OBJECTIVE:
Only the lines from the one containing "Give me the matplotlib source for this chart." through the one containing "0.8, 0.5, -0.3, 1.8, 3.9, 5.5, 4.5, 0.5, 3.6, 4.3, 4.3]" should be duplicated, exactly as they appear. Pictures are to be left out.

Records with drawing code:
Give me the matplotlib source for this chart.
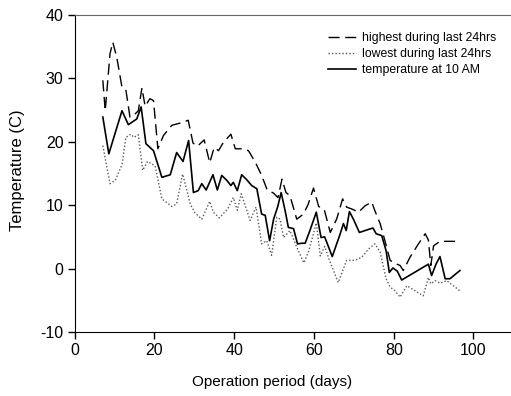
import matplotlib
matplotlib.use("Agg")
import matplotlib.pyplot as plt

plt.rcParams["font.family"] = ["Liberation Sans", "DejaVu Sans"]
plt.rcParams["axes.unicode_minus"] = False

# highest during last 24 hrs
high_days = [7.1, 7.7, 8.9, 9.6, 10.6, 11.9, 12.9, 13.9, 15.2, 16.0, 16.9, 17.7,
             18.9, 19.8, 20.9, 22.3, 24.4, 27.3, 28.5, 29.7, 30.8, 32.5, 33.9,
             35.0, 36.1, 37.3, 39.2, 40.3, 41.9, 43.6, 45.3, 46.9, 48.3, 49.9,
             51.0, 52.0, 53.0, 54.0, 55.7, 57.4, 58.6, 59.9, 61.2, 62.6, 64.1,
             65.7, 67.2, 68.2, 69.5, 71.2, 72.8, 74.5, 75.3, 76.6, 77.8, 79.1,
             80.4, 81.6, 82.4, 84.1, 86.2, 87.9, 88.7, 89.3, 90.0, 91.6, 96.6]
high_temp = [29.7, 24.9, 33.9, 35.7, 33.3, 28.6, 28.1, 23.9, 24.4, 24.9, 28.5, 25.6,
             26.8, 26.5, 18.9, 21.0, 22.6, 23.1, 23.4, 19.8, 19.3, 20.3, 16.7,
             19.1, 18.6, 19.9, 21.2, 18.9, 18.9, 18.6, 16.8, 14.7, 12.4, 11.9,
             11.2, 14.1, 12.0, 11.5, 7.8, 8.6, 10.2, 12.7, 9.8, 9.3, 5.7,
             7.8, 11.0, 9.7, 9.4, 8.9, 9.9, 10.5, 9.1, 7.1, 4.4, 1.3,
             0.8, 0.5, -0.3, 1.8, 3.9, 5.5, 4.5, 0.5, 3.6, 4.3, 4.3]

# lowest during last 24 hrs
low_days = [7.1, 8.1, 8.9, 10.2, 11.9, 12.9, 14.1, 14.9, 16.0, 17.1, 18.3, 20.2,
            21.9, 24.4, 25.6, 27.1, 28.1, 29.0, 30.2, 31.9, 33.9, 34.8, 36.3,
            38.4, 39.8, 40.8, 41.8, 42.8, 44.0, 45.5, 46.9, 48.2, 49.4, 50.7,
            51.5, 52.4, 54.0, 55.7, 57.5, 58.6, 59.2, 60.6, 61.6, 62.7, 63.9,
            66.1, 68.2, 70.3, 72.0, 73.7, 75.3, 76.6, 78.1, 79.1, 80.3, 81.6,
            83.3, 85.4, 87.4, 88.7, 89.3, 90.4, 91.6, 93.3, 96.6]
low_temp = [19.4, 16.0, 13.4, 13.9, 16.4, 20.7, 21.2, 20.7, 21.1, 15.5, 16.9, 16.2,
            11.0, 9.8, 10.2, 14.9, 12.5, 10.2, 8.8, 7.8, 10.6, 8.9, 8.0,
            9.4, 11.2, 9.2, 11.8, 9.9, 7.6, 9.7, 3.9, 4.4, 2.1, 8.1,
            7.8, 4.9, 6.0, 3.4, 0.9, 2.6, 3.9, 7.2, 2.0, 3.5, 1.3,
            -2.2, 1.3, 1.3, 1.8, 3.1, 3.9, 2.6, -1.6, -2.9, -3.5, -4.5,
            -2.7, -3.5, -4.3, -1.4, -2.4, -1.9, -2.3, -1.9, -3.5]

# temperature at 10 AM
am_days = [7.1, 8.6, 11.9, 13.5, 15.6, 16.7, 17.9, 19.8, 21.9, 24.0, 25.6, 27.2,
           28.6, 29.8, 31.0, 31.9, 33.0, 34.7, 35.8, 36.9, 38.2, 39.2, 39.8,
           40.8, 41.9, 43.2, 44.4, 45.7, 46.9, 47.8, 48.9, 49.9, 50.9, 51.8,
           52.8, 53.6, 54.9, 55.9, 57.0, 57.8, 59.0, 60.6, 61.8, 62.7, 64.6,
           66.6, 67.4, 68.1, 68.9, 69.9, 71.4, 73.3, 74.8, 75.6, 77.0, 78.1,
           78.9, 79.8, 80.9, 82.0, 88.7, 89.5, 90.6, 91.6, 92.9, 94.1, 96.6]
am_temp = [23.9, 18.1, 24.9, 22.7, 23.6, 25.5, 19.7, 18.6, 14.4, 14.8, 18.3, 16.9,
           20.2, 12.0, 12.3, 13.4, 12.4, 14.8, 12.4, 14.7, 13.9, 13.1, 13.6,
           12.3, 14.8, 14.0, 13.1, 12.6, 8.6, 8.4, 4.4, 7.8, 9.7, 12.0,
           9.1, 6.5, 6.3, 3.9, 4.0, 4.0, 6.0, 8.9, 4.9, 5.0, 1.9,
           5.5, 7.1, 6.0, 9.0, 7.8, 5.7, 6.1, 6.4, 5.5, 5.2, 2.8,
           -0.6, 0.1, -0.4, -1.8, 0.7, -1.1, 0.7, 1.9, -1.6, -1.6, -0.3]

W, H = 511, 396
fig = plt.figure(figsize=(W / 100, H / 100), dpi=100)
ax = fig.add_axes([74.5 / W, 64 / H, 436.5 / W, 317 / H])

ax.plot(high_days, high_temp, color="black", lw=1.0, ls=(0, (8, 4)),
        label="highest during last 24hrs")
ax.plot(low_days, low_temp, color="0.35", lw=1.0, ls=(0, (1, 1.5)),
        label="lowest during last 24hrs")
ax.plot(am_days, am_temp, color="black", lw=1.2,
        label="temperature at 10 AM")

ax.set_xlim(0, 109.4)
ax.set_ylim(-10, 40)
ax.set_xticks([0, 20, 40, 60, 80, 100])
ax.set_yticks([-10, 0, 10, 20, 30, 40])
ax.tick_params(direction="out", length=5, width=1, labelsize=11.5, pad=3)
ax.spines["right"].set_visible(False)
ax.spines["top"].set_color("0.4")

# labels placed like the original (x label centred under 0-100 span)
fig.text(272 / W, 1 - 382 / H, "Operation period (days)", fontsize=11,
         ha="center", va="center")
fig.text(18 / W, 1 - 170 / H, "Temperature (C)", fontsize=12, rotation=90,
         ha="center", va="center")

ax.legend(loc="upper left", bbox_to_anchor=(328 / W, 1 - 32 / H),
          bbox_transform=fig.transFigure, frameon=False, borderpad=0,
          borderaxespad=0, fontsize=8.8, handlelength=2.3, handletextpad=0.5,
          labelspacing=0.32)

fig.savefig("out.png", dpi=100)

--

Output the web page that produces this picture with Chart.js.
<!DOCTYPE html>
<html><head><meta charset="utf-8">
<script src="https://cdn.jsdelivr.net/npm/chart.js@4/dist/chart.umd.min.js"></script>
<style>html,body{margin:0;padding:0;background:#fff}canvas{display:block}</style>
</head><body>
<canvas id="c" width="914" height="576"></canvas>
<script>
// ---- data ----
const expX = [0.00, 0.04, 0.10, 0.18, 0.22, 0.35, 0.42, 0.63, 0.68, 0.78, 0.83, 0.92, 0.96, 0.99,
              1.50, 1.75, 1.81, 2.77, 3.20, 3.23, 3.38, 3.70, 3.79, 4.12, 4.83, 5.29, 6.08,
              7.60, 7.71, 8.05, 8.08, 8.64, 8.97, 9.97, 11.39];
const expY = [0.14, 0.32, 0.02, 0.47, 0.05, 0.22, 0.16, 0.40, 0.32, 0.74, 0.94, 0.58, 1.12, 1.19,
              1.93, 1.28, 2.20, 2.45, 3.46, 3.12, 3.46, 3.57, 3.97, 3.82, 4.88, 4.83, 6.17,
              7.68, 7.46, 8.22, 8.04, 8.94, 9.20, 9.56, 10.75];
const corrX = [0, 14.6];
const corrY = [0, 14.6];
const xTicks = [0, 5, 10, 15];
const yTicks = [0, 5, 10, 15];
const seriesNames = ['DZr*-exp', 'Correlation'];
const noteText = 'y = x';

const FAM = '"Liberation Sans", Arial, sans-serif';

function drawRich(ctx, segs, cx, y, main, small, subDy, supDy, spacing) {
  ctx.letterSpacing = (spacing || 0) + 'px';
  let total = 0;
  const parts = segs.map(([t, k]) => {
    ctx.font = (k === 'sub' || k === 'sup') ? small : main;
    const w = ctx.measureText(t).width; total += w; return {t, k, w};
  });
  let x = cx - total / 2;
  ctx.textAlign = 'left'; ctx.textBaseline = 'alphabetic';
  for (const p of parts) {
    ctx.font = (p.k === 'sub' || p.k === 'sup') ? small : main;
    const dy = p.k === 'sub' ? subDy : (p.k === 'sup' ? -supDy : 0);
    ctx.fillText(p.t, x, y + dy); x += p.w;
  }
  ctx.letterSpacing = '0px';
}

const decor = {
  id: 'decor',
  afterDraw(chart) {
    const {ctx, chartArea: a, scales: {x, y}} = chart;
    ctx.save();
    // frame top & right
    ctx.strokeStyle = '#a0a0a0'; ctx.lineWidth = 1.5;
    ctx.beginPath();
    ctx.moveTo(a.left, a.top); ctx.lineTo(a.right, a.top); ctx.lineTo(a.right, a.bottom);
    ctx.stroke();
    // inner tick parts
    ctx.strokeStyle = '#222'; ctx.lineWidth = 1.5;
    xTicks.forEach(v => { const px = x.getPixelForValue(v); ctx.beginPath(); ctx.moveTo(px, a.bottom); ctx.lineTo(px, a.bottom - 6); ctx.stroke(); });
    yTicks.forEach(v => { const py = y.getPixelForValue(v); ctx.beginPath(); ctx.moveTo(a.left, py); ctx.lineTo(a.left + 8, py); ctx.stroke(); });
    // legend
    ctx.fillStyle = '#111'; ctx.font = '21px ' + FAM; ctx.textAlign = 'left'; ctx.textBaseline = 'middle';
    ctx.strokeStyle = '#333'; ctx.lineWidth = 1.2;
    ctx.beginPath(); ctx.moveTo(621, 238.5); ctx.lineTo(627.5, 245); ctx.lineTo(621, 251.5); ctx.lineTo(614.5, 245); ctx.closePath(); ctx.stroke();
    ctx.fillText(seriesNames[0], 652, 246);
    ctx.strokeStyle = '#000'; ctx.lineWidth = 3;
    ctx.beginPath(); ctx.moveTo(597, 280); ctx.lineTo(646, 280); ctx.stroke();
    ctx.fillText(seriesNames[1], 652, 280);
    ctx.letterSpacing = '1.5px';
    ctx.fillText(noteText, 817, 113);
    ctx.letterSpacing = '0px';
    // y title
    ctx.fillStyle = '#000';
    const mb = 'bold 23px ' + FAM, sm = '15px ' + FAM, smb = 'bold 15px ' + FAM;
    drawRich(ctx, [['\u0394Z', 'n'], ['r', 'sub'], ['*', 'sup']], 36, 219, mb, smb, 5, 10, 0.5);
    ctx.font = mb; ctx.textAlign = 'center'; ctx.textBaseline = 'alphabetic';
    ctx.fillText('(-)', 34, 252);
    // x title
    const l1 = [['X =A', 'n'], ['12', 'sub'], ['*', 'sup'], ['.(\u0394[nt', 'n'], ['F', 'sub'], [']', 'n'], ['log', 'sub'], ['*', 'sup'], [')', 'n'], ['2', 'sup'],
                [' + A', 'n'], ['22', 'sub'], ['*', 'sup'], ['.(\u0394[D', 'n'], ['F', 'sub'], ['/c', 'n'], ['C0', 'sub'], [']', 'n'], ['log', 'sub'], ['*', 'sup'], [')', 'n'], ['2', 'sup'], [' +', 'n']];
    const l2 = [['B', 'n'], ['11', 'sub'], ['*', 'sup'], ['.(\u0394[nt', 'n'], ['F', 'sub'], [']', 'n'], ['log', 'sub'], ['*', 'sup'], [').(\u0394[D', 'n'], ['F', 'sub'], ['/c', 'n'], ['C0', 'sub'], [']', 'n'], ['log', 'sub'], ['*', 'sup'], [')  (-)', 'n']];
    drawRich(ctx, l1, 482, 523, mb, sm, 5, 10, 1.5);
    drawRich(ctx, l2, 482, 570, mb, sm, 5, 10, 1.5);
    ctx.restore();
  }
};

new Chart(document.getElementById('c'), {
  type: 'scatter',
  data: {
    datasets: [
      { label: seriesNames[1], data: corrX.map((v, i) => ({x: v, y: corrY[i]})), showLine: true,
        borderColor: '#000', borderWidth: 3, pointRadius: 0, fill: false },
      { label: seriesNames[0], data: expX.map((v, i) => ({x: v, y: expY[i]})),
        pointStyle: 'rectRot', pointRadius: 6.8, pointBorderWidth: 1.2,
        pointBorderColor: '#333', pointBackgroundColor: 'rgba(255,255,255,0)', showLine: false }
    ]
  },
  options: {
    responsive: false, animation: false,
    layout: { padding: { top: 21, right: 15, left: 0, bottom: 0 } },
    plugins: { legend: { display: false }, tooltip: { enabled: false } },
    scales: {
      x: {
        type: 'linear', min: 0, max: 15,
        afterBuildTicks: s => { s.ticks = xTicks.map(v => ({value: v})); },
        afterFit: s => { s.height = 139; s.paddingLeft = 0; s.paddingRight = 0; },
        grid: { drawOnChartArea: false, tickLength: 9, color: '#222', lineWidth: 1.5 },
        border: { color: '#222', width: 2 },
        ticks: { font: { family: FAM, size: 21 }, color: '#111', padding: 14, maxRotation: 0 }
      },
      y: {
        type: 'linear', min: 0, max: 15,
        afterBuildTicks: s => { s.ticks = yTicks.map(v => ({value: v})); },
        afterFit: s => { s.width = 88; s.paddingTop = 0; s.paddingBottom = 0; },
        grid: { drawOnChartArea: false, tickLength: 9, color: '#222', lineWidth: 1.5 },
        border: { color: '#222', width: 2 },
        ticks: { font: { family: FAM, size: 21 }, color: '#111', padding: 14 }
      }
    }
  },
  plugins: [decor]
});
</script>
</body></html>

...

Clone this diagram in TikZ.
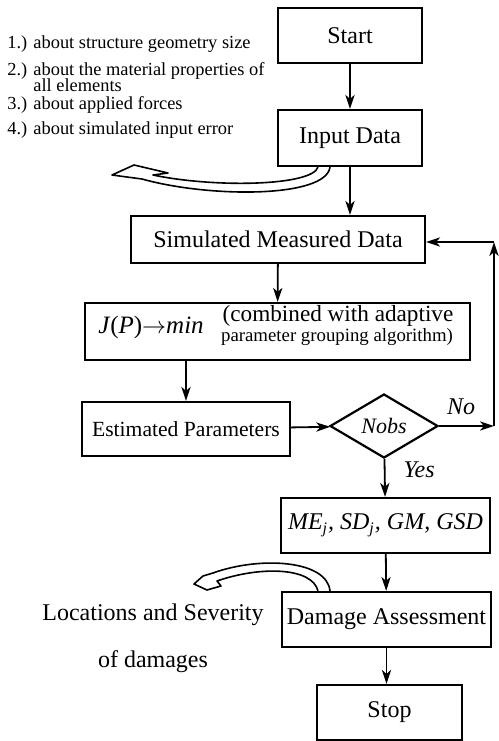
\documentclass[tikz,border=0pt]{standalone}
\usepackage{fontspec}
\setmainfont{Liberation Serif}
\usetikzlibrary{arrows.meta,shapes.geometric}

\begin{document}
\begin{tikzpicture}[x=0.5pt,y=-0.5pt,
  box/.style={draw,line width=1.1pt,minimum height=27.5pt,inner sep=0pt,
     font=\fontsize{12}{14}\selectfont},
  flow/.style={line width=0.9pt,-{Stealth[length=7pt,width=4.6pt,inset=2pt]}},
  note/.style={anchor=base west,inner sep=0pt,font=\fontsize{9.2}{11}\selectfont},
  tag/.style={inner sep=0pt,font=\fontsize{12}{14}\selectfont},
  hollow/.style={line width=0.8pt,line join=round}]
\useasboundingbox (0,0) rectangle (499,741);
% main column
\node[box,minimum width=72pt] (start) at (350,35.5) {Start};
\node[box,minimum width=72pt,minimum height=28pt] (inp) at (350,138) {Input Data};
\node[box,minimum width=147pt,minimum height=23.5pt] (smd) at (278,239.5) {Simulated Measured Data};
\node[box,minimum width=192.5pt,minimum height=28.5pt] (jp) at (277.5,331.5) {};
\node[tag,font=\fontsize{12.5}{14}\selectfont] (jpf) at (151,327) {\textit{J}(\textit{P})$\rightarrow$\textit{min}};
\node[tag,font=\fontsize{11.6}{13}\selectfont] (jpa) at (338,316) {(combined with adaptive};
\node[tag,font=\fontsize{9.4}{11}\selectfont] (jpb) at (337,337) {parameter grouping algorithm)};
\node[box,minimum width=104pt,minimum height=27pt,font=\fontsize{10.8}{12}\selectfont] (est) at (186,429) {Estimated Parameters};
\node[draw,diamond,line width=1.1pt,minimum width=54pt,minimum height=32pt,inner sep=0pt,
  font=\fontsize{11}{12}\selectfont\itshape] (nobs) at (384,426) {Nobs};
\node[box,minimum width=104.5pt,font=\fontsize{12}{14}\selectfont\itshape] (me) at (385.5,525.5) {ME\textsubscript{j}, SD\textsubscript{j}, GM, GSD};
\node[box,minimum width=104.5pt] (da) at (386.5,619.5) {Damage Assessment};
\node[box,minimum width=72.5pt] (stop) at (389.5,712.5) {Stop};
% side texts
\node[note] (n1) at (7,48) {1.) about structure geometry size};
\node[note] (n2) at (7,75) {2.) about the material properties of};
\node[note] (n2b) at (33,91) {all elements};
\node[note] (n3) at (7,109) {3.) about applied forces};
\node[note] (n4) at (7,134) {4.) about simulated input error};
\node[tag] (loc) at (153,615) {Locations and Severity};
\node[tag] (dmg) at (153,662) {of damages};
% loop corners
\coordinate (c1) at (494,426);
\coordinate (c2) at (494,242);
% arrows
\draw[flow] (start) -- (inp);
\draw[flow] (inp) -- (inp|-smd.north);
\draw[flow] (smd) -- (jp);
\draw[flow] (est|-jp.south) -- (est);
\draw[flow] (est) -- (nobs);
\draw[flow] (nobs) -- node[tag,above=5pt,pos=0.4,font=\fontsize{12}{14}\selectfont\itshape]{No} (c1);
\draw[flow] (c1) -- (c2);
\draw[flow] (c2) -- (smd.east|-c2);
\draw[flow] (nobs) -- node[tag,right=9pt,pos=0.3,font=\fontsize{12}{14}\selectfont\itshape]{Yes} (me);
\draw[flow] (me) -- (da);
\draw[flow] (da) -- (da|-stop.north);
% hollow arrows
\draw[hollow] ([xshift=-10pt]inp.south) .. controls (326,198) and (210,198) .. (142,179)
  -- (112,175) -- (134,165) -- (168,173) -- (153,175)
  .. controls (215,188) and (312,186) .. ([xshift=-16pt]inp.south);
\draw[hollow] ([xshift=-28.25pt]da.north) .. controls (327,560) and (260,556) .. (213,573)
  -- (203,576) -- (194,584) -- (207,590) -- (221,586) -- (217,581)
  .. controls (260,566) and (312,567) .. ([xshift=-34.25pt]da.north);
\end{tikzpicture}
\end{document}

WRITTEN RESPONSE:
Give me the matplotlib source for this chart.
import matplotlib
matplotlib.use("Agg")
import matplotlib.pyplot as plt

plt.rcParams["font.family"] = ["Liberation Sans", "DejaVu Sans"]
plt.rcParams["axes.unicode_minus"] = False

# highest during last 24 hrs
high_days = [7.1, 7.7, 8.9, 9.6, 10.6, 11.9, 12.9, 13.9, 15.2, 16.0, 16.9, 17.7,
             18.9, 19.8, 20.9, 22.3, 24.4, 27.3, 28.5, 29.7, 30.8, 32.5, 33.9,
             35.0, 36.1, 37.3, 39.2, 40.3, 41.9, 43.6, 45.3, 46.9, 48.3, 49.9,
             51.0, 52.0, 53.0, 54.0, 55.7, 57.4, 58.6, 59.9, 61.2, 62.6, 64.1,
             65.7, 67.2, 68.2, 69.5, 71.2, 72.8, 74.5, 75.3, 76.6, 77.8, 79.1,
             80.4, 81.6, 82.4, 84.1, 86.2, 87.9, 88.7, 89.3, 90.0, 91.6, 96.6]
high_temp = [29.7, 24.9, 33.9, 35.7, 33.3, 28.6, 28.1, 23.9, 24.4, 24.9, 28.5, 25.6,
             26.8, 26.5, 18.9, 21.0, 22.6, 23.1, 23.4, 19.8, 19.3, 20.3, 16.7,
             19.1, 18.6, 19.9, 21.2, 18.9, 18.9, 18.6, 16.8, 14.7, 12.4, 11.9,
             11.2, 14.1, 12.0, 11.5, 7.8, 8.6, 10.2, 12.7, 9.8, 9.3, 5.7,
             7.8, 11.0, 9.7, 9.4, 8.9, 9.9, 10.5, 9.1, 7.1, 4.4, 1.3,
             0.8, 0.5, -0.3, 1.8, 3.9, 5.5, 4.5, 0.5, 3.6, 4.3, 4.3]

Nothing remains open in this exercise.